Sunday, May 14, 2023

Murfin Verse and Memoir—Two Mothers


NoteThis is becoming my default Mothers’ Day post.  A version first appeared in August 2015.

My wife, Kathy, was noodling around on and discovered that my birth mother, Margaret High, died in June 2014 in Cheyenne, Wyoming. She was 91 years old. I never had any contact with her and only discovered her identity through the diligent research by my late brothers ex-wife Arlene Brennan a few years ago. 

Bustling downtown Twin Bridges, Montana about the year of my birth.  Margaret High may have met my birth father some Saturday night at the bar on the left.  Who knows?

Margaret High came from a pioneering Montana ranching family in aptly named Twin Bridges in the remote high country of the Missouri Brakes.  She served in the Marine Corps during World War II. Four years after coming home she got pregnant and was disowned by her parents—or so we were told in the myth-tale of our adoption—and reportedly gave birth to my brother and I all alone and unattended. By prior arrangement W.M. and Ruby Irene Murfin got us within hour of the birth and soon adopted us.

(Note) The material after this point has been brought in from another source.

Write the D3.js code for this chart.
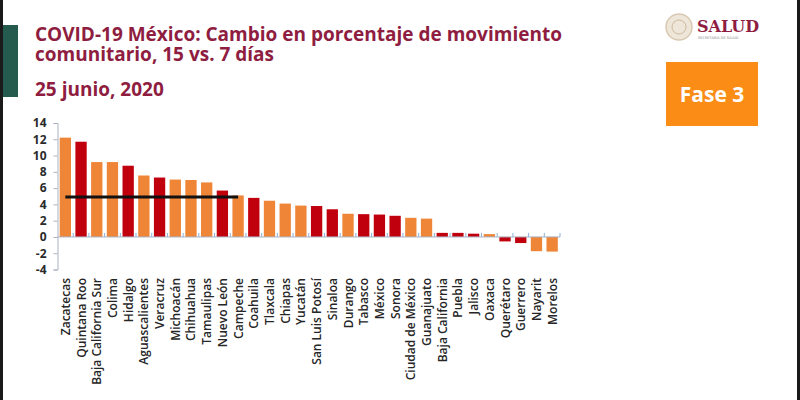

It turned out that while we were growing up in Cheyenne, she had taken a job at Frances E. Warren Air Force Base as a telephone operator. There is no indication that it was anything more than coincidence. She never married

The Murfin family circa 1952--W.M. Murfin, Patrick, Timothy, Ruby Irene Murfin.

My brother Timothy—Peter as an adult—once tried to contact her but she wanted no relationship with us. She had what seems to me—I could be wrong—a hard, lonely life and we represented the worst moments of it.  I respected that decision.

Ruby Murfin lost her baby William Butch Murfin at birth in 1940 and was unable to have another.  It was a deeply traumatizing experience for her and contributed to profound depression that stalked her for years.  After separation for long years during the War, and the unsettling post war years she and husband Murf finally turned to adoption in 1949.  A local doctor who knew both Margaret and the Murfins quietly arranged a discrete adoption-at-birth. 

After moving from town to town in Montana and Colorado while my father worked as a local Chamber of Commerce manager, the Murfins came to Cheyenne in 1953 and stayed until moving to Illinois in 1965.

Not Margaret High, but a woman of her generation plying her trade.

Margaret High oddly ended up in Cheyenne by complete coincidence seemingly unaware that the family raising her sons had also moved there.  She took a job as a switchboard operator at Francis E. Warren Air Force Base in the mid-‘50s and worked there until she retired as chief operator not long before her death.  She never married, but a woman who I connected with in a Cheyenne Facebook group, knew her and said that she was attractive, intelligent, and sometimes dated senior officers on the base, or at least was their companion at officers club functions and the like.  When she died, she was in contact with one brother in Montana, but it is not clear if she reconciled with any other members of her family.

I couldn’t help but imagine what would have happened if my two mothers met.

Two Mothers

I wonder if they would have liked each other

            or had anything to say

            if they had met for coffee and pie

            on a Saturday afternoon

            at the Plaines Hotel Coffee Shop

            each maybe in a summer dress,

            faux pearls and clip-on earrings,

            white gloves for sincerity and probity.


After the pleasantries and forced smiles

            would they have fallen into awkward silence,

            each eying the other for signs of pity or remorse,

            blowing clouds of cigarette smoke

            and wishing the black coffee with sugar

            was a vodka highball?


Could they fall to chatting like old schoolgirls

            having just two boys between them,

            boys given by one and ransomed by the other,

            babes that shattered one family

            and filled the void of an aching heart in other,

            children that crushed one dream,

            and raised impossible expectations in another?